Build a personal brand, share your journey, turn followers into customers.
It's worked for countless entrepreneurs.
But there's a fundamental problem with this approach: it takes a lot of time to scale.
And when your entire marketing strategy depends on one person, you've created a massive single point of failure.
Some companies are starting to realise that their employees might be their most underutilised marketing asset.
A company I came across on LinkedIn yesterday is running an experiment where they’re paying employees for using their personal LinkedIn accounts to boost company engagement.
The rules were simple:
20k views within 28 days = $350
100k views within 90 days = $550
The results after 2 weeks:
Over 30% of the company posted at least once
Generated 80k+ total views (excluding founder posts)
Two employees already hit the 20k threshold
Total investment so far: $700
Patrick Trümpi, the founder, said:
"If you measure marketing initiatives only against lead generation, you are stuck in the old world of marketing."
The tangible benefit is actually social proof at scale.
When prospects see an entire team actively sharing insights, it signals company health and expertise in a way that founder-only content simply can't match - but it can embolden.
Apparently the employees also learned faster by teaching others publicly, makes sense.
Critics immediately jumped on the monetary incentive:
"If you need to pay your employees to post, your product probably sucks.
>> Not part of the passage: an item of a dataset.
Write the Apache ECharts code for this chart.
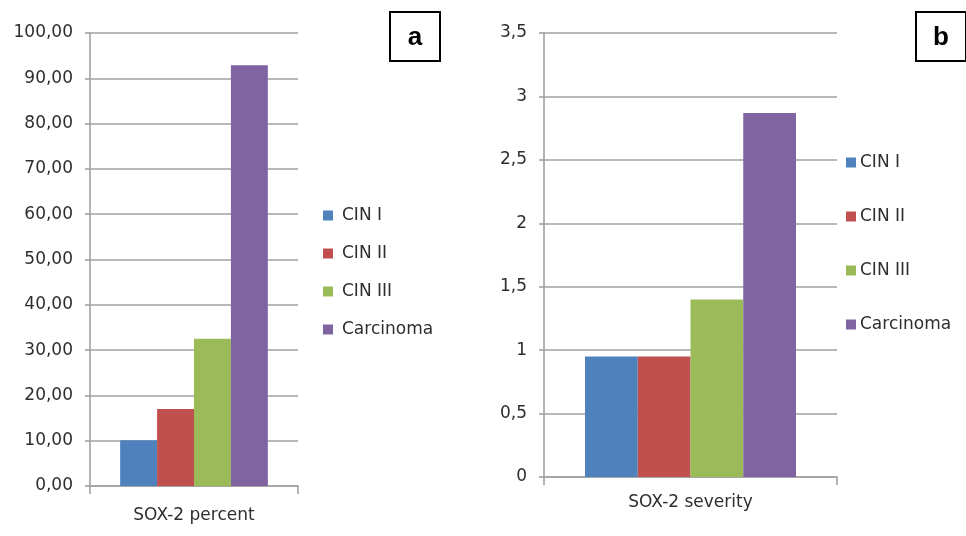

They should do that on their own."
This misses the point entirely.
Even employees who love their jobs have rational reasons not to post:
"I'm not paid for it, so it's not my responsibility"
"I don't know what to say"
"I'm uncomfortable putting myself out there"
"I don't have time for this"
The same people criticising paid employee advocacy probably pay influencers thousands of dollars to promote their products.
Why is internal incentivisation somehow less legitimate than external
Consider the math:
$350 for 20k views works out to roughly $17.50 per thousand impressions.
That's competitive with many paid advertising channels, but with several advantages:
Higher trust and authenticity
Genuine product knowledge
Diverse perspectives and voices
Long-term relationship building
Internal skill development
Most companies spend far more on much less effective marketing tactics.
Marketing is becoming everyone's job, not just the “marketing” department's.
Personal brands are increasingly becoming more and more important for career advancement, and companies that help employees build their professional presence while advancing business goals create a genuine win-win.
The question isn't whether your employees should be part of your marketing strategy.
It's whether you'll be intentional about it or not.